La crisis actual del capital, como hemos sostenido en otras ocasiones, se deriva de las dificultades para producir plusvalor en la escala suficiente que requiere el sistema para reproducirse en escala ampliada. Al no conseguirlo, masas crecientes de recursos financieros y humanos se concentran en las arcas de los bancos, de las bolsas de valores, en las inmobiliarias y compañías de seguros, etc. para conseguir su "valorización" ficticia ampliando, de este modo, la concentración y centralización del capital en unas cuantas manos (el 1% de la humanidad) que se enriquecen día a día a costa de castigar severamente las condiciones generales de vida, ambientales y de trabajo de la población. 

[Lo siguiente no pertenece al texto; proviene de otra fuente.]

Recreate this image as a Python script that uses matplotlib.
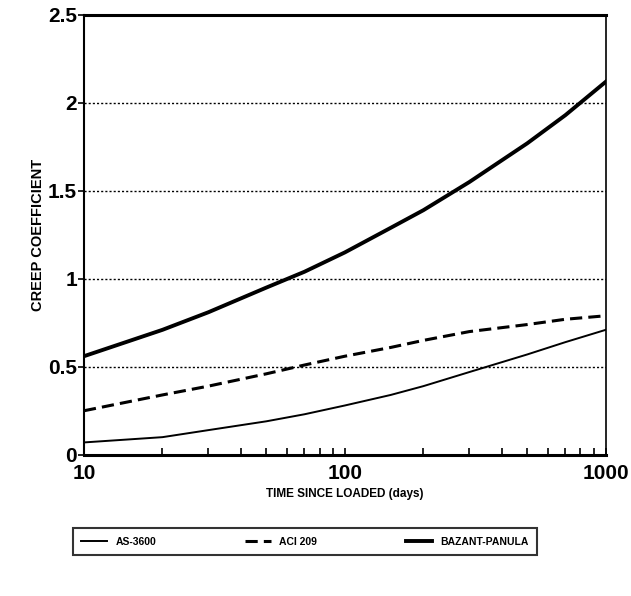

Entre otros autores que se han ocupado del tema, David Harvey menciona que el capital ficticio tiene un valor en dinero nominal y respalda su existencia en documentos —como pueden ser los bonos del tesoro— pero que, en un momento dado en el tiempo, carece de respaldo en términos de la actividad productiva real o de activos físicos colaterales. Sin embargo, para un capitalista especulador su riqueza es tan tangible y material como la que produce millones de trabajadores, los cuales, por supuesto, no la poseen ni la hacen en su beneficio, sino para los intereses de los no trabajadores. 

En la coyuntura actual de la crisis internacional del capital, el papel del Estado ha sido, ¡y es!, la de dejar intocada esta situación —incluso: salvaguardarla— para coadyuvar a fortalecer al capital ficticio con una serie de medidas y políticas de cuño neoliberal que protegen los intereses de las clases parasitarias del mundo y castigan los ciclos productivos y los procesos de trabajo encaminados a la producción de valor y de plusvalor. 

Se preguntará, entonces, a quien conviene un esquema de esta naturaleza, y la respuesta es que para el capital en general no es importante donde se invierta, sino estratégicamente en donde puede hacerlo para obtener beneficios ilimitados, no importando si esto lo hace en la industria de armamentos, en la destrucción de la naturaleza o en la producción de transgénicos o, finalmente, en la bolsa de valores o en la venta de cosméticos. 

El sistema capitalista neoliberal actual es enteramente favorable para alcanzar estos objetivos en la economía mundial, porque es justamente el capital ficticio, es decir, el capital financiero especulativo, el que mantiene el predominio —frente a otras fracciones del capital. Y si bien no crea riqueza, ni empleos productivos, ni remuneraciones para los trabajadores, y es enteramente responsable de las bajas tasas de crecimiento del capitalismo en su actual fase neoliberal, sin embargo, sí produce ganancias para sus ricos poseedores y para ello cuenta con el apoyo incondicional del Estado.